In some applications like RL where most of the workload does in fact happen on CPU, this is no longer true (except DRL which also uses DL and thus GPU for a good chunk of the workload, but even then both devices may burden the system), so it's short-sighted to say that desu.
Also doesn't take into account what happens after you're done training and you want to actually do something with the model: most companies before tf implemented their own custom inhouse C or C++ runtime for that purpose (it loads the weights of the model with the correct topology and can fprop but that's it).

I've never seen anyone beside the japs even talk about chainer. It's probably very shitty.

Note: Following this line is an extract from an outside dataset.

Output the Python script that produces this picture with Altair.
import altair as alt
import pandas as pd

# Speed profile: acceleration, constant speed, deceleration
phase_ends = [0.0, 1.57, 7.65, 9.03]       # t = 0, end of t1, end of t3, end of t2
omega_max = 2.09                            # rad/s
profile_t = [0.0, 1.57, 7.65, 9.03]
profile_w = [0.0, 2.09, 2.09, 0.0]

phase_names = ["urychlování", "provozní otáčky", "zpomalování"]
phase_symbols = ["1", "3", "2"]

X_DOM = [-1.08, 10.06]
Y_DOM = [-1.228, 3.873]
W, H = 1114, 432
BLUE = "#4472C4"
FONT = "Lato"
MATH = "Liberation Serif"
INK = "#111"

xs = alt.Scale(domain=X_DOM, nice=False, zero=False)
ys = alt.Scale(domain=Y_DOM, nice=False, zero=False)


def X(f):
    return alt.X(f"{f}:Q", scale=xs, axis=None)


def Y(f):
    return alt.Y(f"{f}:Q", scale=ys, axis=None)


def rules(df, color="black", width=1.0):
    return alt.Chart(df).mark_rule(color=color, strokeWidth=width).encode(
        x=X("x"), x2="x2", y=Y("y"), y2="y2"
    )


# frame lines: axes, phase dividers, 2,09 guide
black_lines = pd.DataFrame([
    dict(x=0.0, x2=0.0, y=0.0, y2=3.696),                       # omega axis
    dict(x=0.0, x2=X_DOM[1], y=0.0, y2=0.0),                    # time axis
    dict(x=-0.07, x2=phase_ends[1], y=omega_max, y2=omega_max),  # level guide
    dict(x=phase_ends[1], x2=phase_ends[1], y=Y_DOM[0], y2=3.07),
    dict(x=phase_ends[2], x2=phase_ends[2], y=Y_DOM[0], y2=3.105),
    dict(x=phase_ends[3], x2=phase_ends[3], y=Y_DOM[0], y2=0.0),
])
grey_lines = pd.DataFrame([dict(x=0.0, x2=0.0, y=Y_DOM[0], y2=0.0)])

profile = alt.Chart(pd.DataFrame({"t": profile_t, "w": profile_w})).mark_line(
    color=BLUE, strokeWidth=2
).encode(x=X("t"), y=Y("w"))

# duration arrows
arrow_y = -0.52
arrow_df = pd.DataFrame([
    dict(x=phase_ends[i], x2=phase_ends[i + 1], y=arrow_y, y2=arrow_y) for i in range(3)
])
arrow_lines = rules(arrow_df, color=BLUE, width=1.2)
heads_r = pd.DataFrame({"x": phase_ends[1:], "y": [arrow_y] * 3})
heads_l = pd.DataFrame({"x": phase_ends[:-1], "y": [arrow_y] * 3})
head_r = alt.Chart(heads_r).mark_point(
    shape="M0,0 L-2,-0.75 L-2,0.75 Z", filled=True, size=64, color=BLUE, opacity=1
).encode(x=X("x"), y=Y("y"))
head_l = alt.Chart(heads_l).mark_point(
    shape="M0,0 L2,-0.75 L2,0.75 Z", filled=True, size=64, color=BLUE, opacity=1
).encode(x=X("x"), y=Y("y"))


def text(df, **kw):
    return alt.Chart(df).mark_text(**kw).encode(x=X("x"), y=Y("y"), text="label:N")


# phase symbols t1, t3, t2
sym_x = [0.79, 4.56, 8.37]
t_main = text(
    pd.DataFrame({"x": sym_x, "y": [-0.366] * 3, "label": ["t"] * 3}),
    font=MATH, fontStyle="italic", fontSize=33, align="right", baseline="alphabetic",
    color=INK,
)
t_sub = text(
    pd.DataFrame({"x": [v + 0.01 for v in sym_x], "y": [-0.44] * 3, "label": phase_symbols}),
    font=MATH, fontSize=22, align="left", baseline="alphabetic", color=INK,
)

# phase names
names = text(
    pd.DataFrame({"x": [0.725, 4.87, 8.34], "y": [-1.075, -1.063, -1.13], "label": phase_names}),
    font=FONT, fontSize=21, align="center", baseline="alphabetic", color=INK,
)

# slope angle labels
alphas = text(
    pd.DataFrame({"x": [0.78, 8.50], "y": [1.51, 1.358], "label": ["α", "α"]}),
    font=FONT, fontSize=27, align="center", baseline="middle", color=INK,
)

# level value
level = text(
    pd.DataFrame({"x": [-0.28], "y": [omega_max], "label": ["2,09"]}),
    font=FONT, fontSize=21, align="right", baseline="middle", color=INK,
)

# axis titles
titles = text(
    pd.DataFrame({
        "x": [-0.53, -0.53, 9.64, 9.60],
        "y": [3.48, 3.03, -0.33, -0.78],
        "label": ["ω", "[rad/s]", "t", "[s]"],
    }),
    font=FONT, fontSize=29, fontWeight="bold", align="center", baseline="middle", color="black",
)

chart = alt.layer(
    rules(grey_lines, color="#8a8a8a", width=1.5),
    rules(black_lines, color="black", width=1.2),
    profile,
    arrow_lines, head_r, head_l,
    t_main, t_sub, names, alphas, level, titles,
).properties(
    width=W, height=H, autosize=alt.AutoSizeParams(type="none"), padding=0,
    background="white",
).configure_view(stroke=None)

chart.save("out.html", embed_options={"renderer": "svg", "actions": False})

Not that I've had a chance to ever try it. Can someone redbull me on chainer?

I'll be running CNNs on an FPGA by the end of the semester, hopefully. This is gonna be a fun project

Do I need to get a graduate degree if I want to get a non-meme job doing ML/AI ?

I'd say I'm familiar with the principles behind most popular algorithms and architectures, I manage to get a basic understanding (enough to implement) of most of the academic papers I encounter and I've worked with TF/Keras/Sklearn on a few practical projects.

Yet I still know I'm not good enough to come up with some really creative solution to certain problems or to fully understand why screwing with a specific hyperparameter influences the results the way it does, because I don't have enough of the math background.

Basically I just have a decent hands-on command of deep learning, but I'm weak on math/theory...

I'm really interested in the field though, so I'm wondering if it'd be worth pursuing a degree in it (I'm not that young either, 30 y/o)

How well can you code?
Where I work, there is a "data science" group that comes up with all the high level algorithms and prototypes in R and Python, and then the "engineering" group that implement and optimizes them (sometimes in C++, Scala).
The data science group is an MS in math/stats/cs at a minimum. The engineering group is more CS majors, but they also do a lot of non-mathy stuff like fuck around with data bases and sysadmin type stuff to keep everything running.

I can code pretty well in R, Python, Java and C.
I did some babby stats in college. I was a business/economics major and got an MS. I just had no interest nor talent for business and started working as a dev instead.

From what you describe, I think I would be more interested in the data science part of the work. Can you give some more details on what they do?